A good score could have bridged this chasm between the characters and the artifice of their presentation, allowing the audience to make some sort of connection. Unfortunately, the songs were uniformly mediocre, bland, and decidedly unevocative of the period under consideration. Every time I started to feel a glimmer of interest in the proceedings on stage, another Country Western ballad would appear and the show would grind to a halt. The audience (at least those who didn't leave at intermission) shifted and coughed in their seats. I cannot recall ever attending a musical in which so many musical numbers received absolutely no applause. I should add here that while Jim Bauer may not know how to write a theater song, he sure can orchestrate one. The excellent orchestrations actually helped the proceedings immeasurably, but by no means salvaged the evening.

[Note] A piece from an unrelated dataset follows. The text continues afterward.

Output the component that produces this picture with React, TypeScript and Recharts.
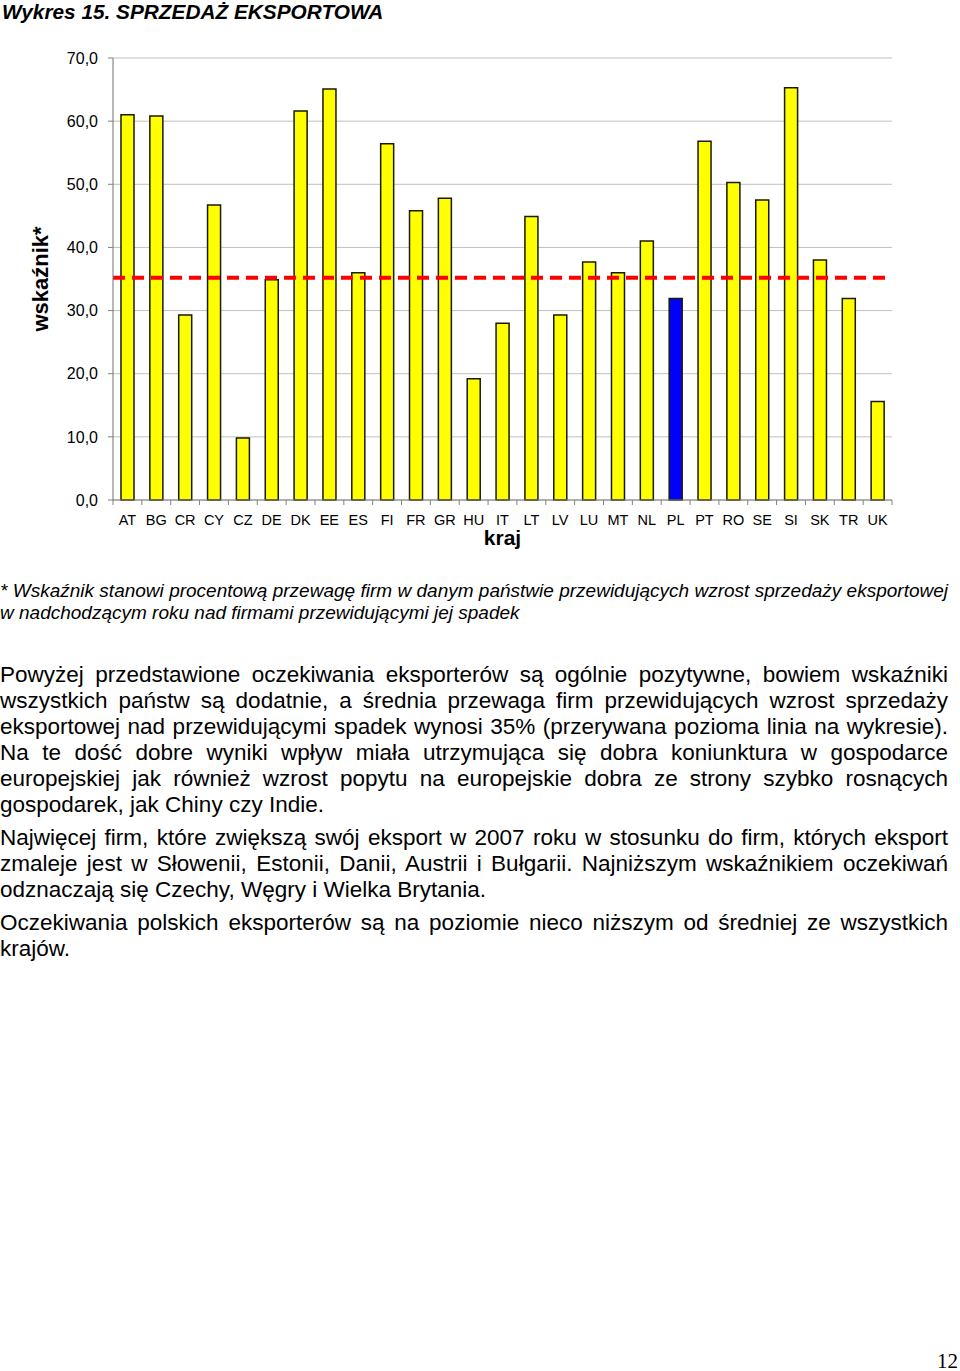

I commend Sebastian Arcelus (Franz) and Marc Kudisch (Max) for turning in excellent performances under what must be trying circumstances. They almost made me care about their characters and, trust me, these would be devastating performances if only they weren't constrained by the writing. As it was, Franz's suicide and death in the arms of Max, a turn of events that would normally have left me weeping, left me more interested in the lighting effect than the tragedy of the moment.
Perhaps this was all intentional, you say? A triumph of Brechtian alienation? Hmm...I seriously doubt it. This just strikes me as another example of the alarming trend of writers of modest means attempting to tackle subjects beyond their skills. I would love to have seen what Stephen Sondheim and Hal Prince could have done with this material.
Posted by: Geoff | October 30, 2011 at 09:33 PM
Geoff,
Thanks for the report. I've heard from other sources that the show hasn't changed much since Cambridge. I'm willing to give it another shot (as long as it's a press invite) but I can't say that I'm looking forward to it, other than to see what the new cast can do with the material.